PROBLEM STATEMENT ->
Leave out all pictures. Return exactly the lines from the top of the material through the line containing "const volTicks = [0, 10, 20, 30, 40, 50];".

STORED DATA ->
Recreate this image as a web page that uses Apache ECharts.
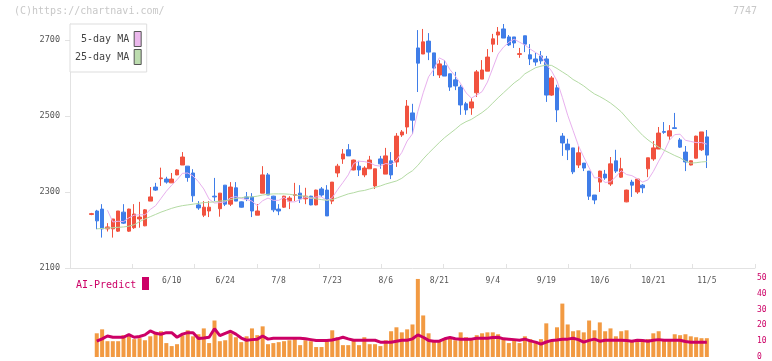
<!DOCTYPE html>
<html><head><meta charset="utf-8">
<script src="https://cdn.jsdelivr.net/npm/echarts@6/dist/echarts.min.js"></script>
<style>html,body{margin:0;padding:0;background:#fff}#c{width:772px;height:361px}</style>
</head><body><div id="c"></div>
<script>
const dates = ['5/20','5/21','5/22','5/23','5/26','5/27','5/28','5/29','5/30','6/2','6/3','6/4','6/5','6/6','6/9','6/10','6/11','6/12','6/13','6/16','6/17','6/18','6/19','6/20','6/23','6/24','6/25','6/26','6/27','6/30','7/1','7/2','7/3','7/4','7/7','7/8','7/9','7/10','7/11','7/14','7/15','7/16','7/17','7/18','7/22','7/23','7/24','7/25','7/28','7/29','7/30','7/31','8/1','8/4','8/5','8/6','8/7','8/8','8/12','8/13','8/14','8/15','8/18','8/19','8/20','8/21','8/22','8/25','8/26','8/27','8/28','8/29','9/1','9/2','9/3','9/4','9/5','9/8','9/9','9/10','9/11','9/12','9/16','9/17','9/18','9/19','9/22','9/24','9/25','9/26','9/29','9/30','10/1','10/2','10/3','10/6','10/7','10/8','10/9','10/10','10/14','10/15','10/16','10/17','10/20','10/21','10/22','10/23','10/24','10/27','10/28','10/29','10/30','10/31','11/4','11/5'];
const tickLabels = ['6/10','6/24','7/8','7/23','8/6','8/21','9/4','9/19','10/6','10/21','11/5'];
const priceTicks = [2100, 2300, 2500, 2700];
const volTicks = [0, 10, 20, 30, 40, 50];

const opens = [2241,2250,2255,2203,2203,2197,2247,2197,2206,2229,
 2211,2276,2313,2335,2334,2324,2345,2371,2368,2350,
 2266,2239,2250,2289,2256,2318,2268,2311,2274,2287,
 2287,2239,2297,2345,2289,2255,2260,2276,2291,2297,
 2282,2289,2266,2308,2305,2276,2350,2387,2411,2358,
 2368,2345,2361,2316,2387,2347,2382,2379,2450,2471,
 2508,2679,2663,2697,2666,2608,2632,2611,2595,2576,
 2532,2521,2561,2597,2618,2689,2713,2729,2708,2708,
 2662,2711,2661,2650,2658,2650,2555,2574,2447,2426,
 2416,2371,2376,2355,2292,2326,2347,2321,2382,2339,
 2274,2326,2300,2318,2361,2387,2413,2459,2447,2469,
 2437,2405,2371,2389,2411,2445];
const closes = [2243,2224,2203,2208,2229,2250,2218,2255,2242,2234,
 2253,2287,2305,2337,2326,2334,2358,2392,2338,2290,
 2258,2260,2260,2287,2297,2268,2313,2276,2260,2282,
 2250,2250,2345,2292,2253,2250,2289,2284,2293,2282,
 2289,2266,2305,2292,2237,2326,2368,2400,2395,2384,
 2358,2363,2384,2361,2374,2395,2345,2447,2458,2526,
 2489,2639,2695,2668,2626,2637,2605,2576,2579,2529,
 2516,2537,2616,2621,2655,2703,2721,2705,2687,2692,
 2664,2689,2650,2642,2645,2555,2600,2516,2429,2411,
 2353,2403,2363,2289,2279,2355,2337,2374,2355,2361,
 2305,2318,2334,2311,2390,2416,2455,2457,2461,2467,
 2418,2379,2382,2447,2458,2397];
const lows = [2239,2202,2180,2196,2180,2195,2216,2195,2203,2206,
 2210,2276,2303,2316,2322,2324,2344,2371,2327,2274,
 2253,2234,2234,2276,2235,2263,2263,2276,2259,2276,
 2234,2239,2297,2292,2247,2239,2258,2255,2276,2271,
 2268,2265,2265,2287,2237,2268,2339,2374,2395,2357,
 2342,2339,2361,2308,2361,2347,2334,2366,2445,2453,
 2453,2563,2663,2647,2605,2600,2605,2566,2568,2503,
 2503,2503,2550,2597,2618,2668,2687,2705,2684,2679,
 2653,2668,2634,2632,2637,2537,2553,2484,2395,2384,
 2347,2363,2355,2279,2268,2300,2332,2316,2350,2337,
 2273,2287,2295,2297,2339,2382,2413,2453,2437,2467,
 2416,2355,2370,2388,2408,2363];
const highs = [2245,2253,2268,2218,2229,2250,2268,2256,2268,2274,
 2255,2313,2324,2364,2340,2350,2360,2405,2368,2360,
 2276,2276,2276,2337,2297,2318,2326,2326,2275,2300,
 2297,2268,2368,2350,2290,2268,2290,2289,2324,2318,
 2311,2290,2306,2313,2318,2326,2374,2413,2426,2385,
 2382,2368,2395,2361,2395,2416,2405,2455,2463,2542,
 2532,2726,2729,2718,2666,2647,2647,2611,2616,2582,
 2537,2547,2621,2647,2676,2716,2734,2742,2713,2708,
 2679,2711,2689,2666,2671,2658,2605,2582,2455,2440,
 2416,2421,2376,2355,2292,2356,2358,2392,2411,2390,
 2306,2332,2334,2321,2390,2434,2471,2484,2476,2508,
 2442,2421,2383,2448,2458,2463];
const ma5 = [null,null,null,2252,2221,2223,2222,2232,2239,2240,
 2240,2254,2264,2283,2302,2318,2332,2349,2350,2342,
 2327,2308,2281,2271,2272,2274,2285,2288,2283,2280,
 2276,2264,2277,2284,2278,2278,2286,2274,2274,2280,
 2287,2283,2287,2287,2278,2285,2306,2325,2345,2375,
 2381,2380,2377,2370,2368,2375,2372,2384,2404,2434,
 2453,2512,2561,2603,2623,2653,2646,2622,2605,2585,
 2561,2547,2555,2564,2589,2626,2663,2681,2694,2702,
 2694,2687,2676,2667,2658,2636,2618,2592,2549,2502,
 2462,2422,2392,2364,2337,2338,2325,2327,2340,2356,
 2346,2343,2335,2326,2332,2354,2381,2406,2436,2451,
 2452,2436,2433,2430,2430,2426];
const ma25 = [null,2203,2204,2205,2206,2207,2208,2210,2214,2222,
 2229,2235,2241,2247,2252,2257,2261,2264,2266,2268,
 2270,2272,2273,2274,2276,2277,2280,2283,2285,2287,
 2287,2289,2292,2294,2295,2295,2295,2294,2292,2290,
 2289,2285,2282,2280,2278,2280,2285,2290,2295,2298,
 2302,2304,2308,2312,2316,2321,2325,2329,2336,2347,
 2356,2370,2387,2402,2416,2430,2443,2454,2465,2477,
 2485,2491,2500,2509,2520,2534,2548,2561,2574,2587,
 2597,2611,2619,2627,2631,2634,2633,2625,2616,2607,
 2596,2588,2579,2568,2558,2551,2543,2534,2523,2511,
 2495,2479,2464,2449,2437,2427,2418,2410,2403,2396,
 2390,2381,2376,2377,2379,2380];
const volume = [null,15,17.5,10,10,10,13.8,13.8,11.3,11.9,
 10.6,13.1,15.6,16.3,8.8,6.9,8.1,13.8,16.9,13.1,
 14.4,18.1,8.8,23.1,10,10.6,15,12.5,9.4,13.1,
 18.1,13.8,19.4,8.1,8.8,9.4,10,10.6,11.3,7.5,
 10.6,10,6.3,6.3,10,16.9,12.5,7.5,7.5,10.6,
 7.5,12.5,8.1,8.1,6.9,10.6,16.3,18.8,15.6,17.5,
 20.6,49.4,26.3,15,10,10,11.9,12.5,10.6,15.6,
 12.5,11.9,13.8,15,15.6,15.6,14.4,11.9,8.8,10.6,
 8.8,13.1,11.3,10,11.3,21.3,10,18.8,33.8,20.6,
 16.3,16.9,15.6,23.1,16.9,21.9,16.3,18.1,13.1,16.3,
 16.9,10,10.6,10,11.3,15,16.3,11.3,11.3,14.4,
 13.8,14.4,13.1,12.5,11.9,11.9];
const aiPredict = [null,10,11.5,13.3,12.5,12.5,12.5,14.2,12.5,13,
 14,16.5,15,14.4,15.4,15.4,12.5,14.5,15.4,15.4,
 11.7,12,12.5,17.9,13.5,15,16.3,14.5,12,10.6,
 11,11.3,13.3,11.3,11.9,11.9,11.9,11.9,11.9,11.9,
 11.5,11,10.4,10.4,10.4,10.8,11.5,12.5,11.5,10.6,
 10.6,10.6,10.6,10.6,9.4,9.4,9.4,10,10.6,10.6,
 11.5,14,12.5,10.5,10,10,11.5,12.3,11.5,11.3,
 11.3,11.3,11.9,11.9,11.9,12.3,12.5,11.5,11.3,11,
 10.6,11.3,10.2,9.4,8.1,9.5,10.5,10.8,11.3,11.3,
 11.9,11,9.4,10.5,11.3,10,10.6,10.6,10.6,10.6,
 10.4,10,10.6,10.4,10,10.6,11,10.6,10.6,10.6,
 10.6,9.8,9.4,9.4,9.4,9.4];

const PADL = 4, PADR = 9;
const cats = [];
for (let k = 0; k < PADL; k++) cats.push('pre' + k);
dates.forEach(d => cats.push(d));
for (let k = 0; k < PADR; k++) cats.push('post' + k);
const labelSet = new Set(tickLabels);
const xy = arr => arr.map((v, i) => v == null ? null : [i + PADL, v]).filter(Boolean);
const candles = dates.map((d, i) => [i + PADL, opens[i], closes[i], lows[i], highs[i]]);

const MONO = 'DejaVu Sans Mono, Liberation Mono, monospace';
const UP = '#f1523f', DOWN = '#3f7de8', AXIS = '#e2e2e2', MAG = '#cc0066';

const chart = echarts.init(document.getElementById('c'), null, {renderer: 'canvas'});
chart.setOption({
  animation: false,
  backgroundColor: '#fff',
  grid: [
    {left: 70, right: 17, top: 24, height: 244},
    {left: 70, right: 17, top: 278, height: 80}
  ],
  xAxis: [
    {type: 'category', gridIndex: 0, data: cats, boundaryGap: false, position: 'bottom',
     axisLine: {show: false}, axisTick: {show: false}, splitLine: {show: false},
     axisLabel: {interval: (idx, val) => labelSet.has(val), fontFamily: MONO, fontSize: 8, color: '#555', margin: 9}},
    {type: 'value', gridIndex: 0, min: 0, max: 11, interval: 1, position: 'bottom',
     axisLine: {show: true, lineStyle: {color: AXIS, width: 1}},
     axisTick: {show: true, inside: true, length: 4, lineStyle: {color: AXIS}},
     axisLabel: {show: false}, splitLine: {show: false}},
    {type: 'category', gridIndex: 1, data: cats, boundaryGap: false, show: false}
  ],
  yAxis: [
    {type: 'value', gridIndex: 0, min: 2100, max: 2742, interval: 200, position: 'left',
     axisLine: {show: true, lineStyle: {color: AXIS}},
     axisTick: {show: true, length: 5, lineStyle: {color: AXIS}, customValues: priceTicks},
     axisLabel: {fontFamily: MONO, fontSize: 8.5, color: '#555', margin: 10, customValues: priceTicks,
                 formatter: v => String(v)},
     splitLine: {show: false}},
    {type: 'value', gridIndex: 1, min: 0, max: 50, interval: 10, position: 'right',
     axisLine: {show: false}, axisTick: {show: false}, splitLine: {show: false},
     axisLabel: {fontFamily: MONO, fontSize: 8, color: MAG, margin: 2, customValues: volTicks,
                 formatter: v => String(v)}}
  ],
  legend: {
    orient: 'vertical', left: 70, top: 24, align: 'right', icon: 'rect',
    itemWidth: 7, itemHeight: 15, itemGap: 2, padding: [7, 5, 7, 5],
    borderColor: '#dddddd', borderWidth: 1, backgroundColor: '#fff', selectedMode: false,
    textStyle: {fontFamily: MONO, fontSize: 10, color: '#444'},
    data: [
      {name: '5-day MA', itemStyle: {color: '#ebb8ec', borderColor: '#555', borderWidth: 1}},
      {name: '25-day MA', itemStyle: {color: '#bcdcae', borderColor: '#555', borderWidth: 1}}
    ]
  },
  graphic: [
    {type: 'text', left: 14, top: 6, style: {text: '(C)https://chartnavi.com/', font: '10px ' + MONO, fill: '#c8c8c8'}},
    {type: 'text', right: 15, top: 6, style: {text: '7747', font: '10px ' + MONO, fill: '#c8c8c8'}},
    {type: 'text', left: 76, top: 280, style: {text: 'AI-Predict', font: '10px ' + MONO, fill: MAG}},
    {type: 'rect', left: 142, top: 277, shape: {width: 7, height: 13}, style: {fill: MAG}}
  ],
  series: [
    {name: 'price', type: 'candlestick', xAxisIndex: 0, yAxisIndex: 0, data: candles,
     encode: {x: 0, y: [1, 2, 3, 4]}, barWidth: 4,
     itemStyle: {color: UP, color0: DOWN, borderColor: UP, borderColor0: DOWN, borderWidth: 1}},
    {name: '5-day MA', type: 'line', xAxisIndex: 0, yAxisIndex: 0, data: xy(ma5), symbol: 'none',
     lineStyle: {color: '#e8b0ee', width: 1}, itemStyle: {color: '#ebb8ec'}, z: 3},
    {name: '25-day MA', type: 'line', xAxisIndex: 0, yAxisIndex: 0, data: xy(ma25), symbol: 'none',
     lineStyle: {color: '#b4dba4', width: 1}, itemStyle: {color: '#bcdcae'}, z: 3},
    {name: 'volume', type: 'bar', xAxisIndex: 2, yAxisIndex: 1, data: xy(volume), barWidth: 4,
     itemStyle: {color: '#f29a42'}},
    {name: 'AI-Predict', type: 'line', xAxisIndex: 2, yAxisIndex: 1, data: xy(aiPredict), symbol: 'none',
     lineStyle: {color: MAG, width: 3}, z: 4}
  ]
});
</script></body></html>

TASK SOLUTION ->
Recreate this image as a web page that uses Apache ECharts.
<!DOCTYPE html>
<html><head><meta charset="utf-8">
<script src="https://cdn.jsdelivr.net/npm/echarts@6/dist/echarts.min.js"></script>
<style>html,body{margin:0;padding:0;background:#fff}#c{width:772px;height:361px}</style>
</head><body><div id="c"></div>
<script>
const dates = ['5/20','5/21','5/22','5/23','5/26','5/27','5/28','5/29','5/30','6/2','6/3','6/4','6/5','6/6','6/9','6/10','6/11','6/12','6/13','6/16','6/17','6/18','6/19','6/20','6/23','6/24','6/25','6/26','6/27','6/30','7/1','7/2','7/3','7/4','7/7','7/8','7/9','7/10','7/11','7/14','7/15','7/16','7/17','7/18','7/22','7/23','7/24','7/25','7/28','7/29','7/30','7/31','8/1','8/4','8/5','8/6','8/7','8/8','8/12','8/13','8/14','8/15','8/18','8/19','8/20','8/21','8/22','8/25','8/26','8/27','8/28','8/29','9/1','9/2','9/3','9/4','9/5','9/8','9/9','9/10','9/11','9/12','9/16','9/17','9/18','9/19','9/22','9/24','9/25','9/26','9/29','9/30','10/1','10/2','10/3','10/6','10/7','10/8','10/9','10/10','10/14','10/15','10/16','10/17','10/20','10/21','10/22','10/23','10/24','10/27','10/28','10/29','10/30','10/31','11/4','11/5'];
const tickLabels = ['6/10','6/24','7/8','7/23','8/6','8/21','9/4','9/19','10/6','10/21','11/5'];
const priceTicks = [2100, 2300, 2500, 2700];
const volTicks = [0, 10, 20, 30, 40, 50];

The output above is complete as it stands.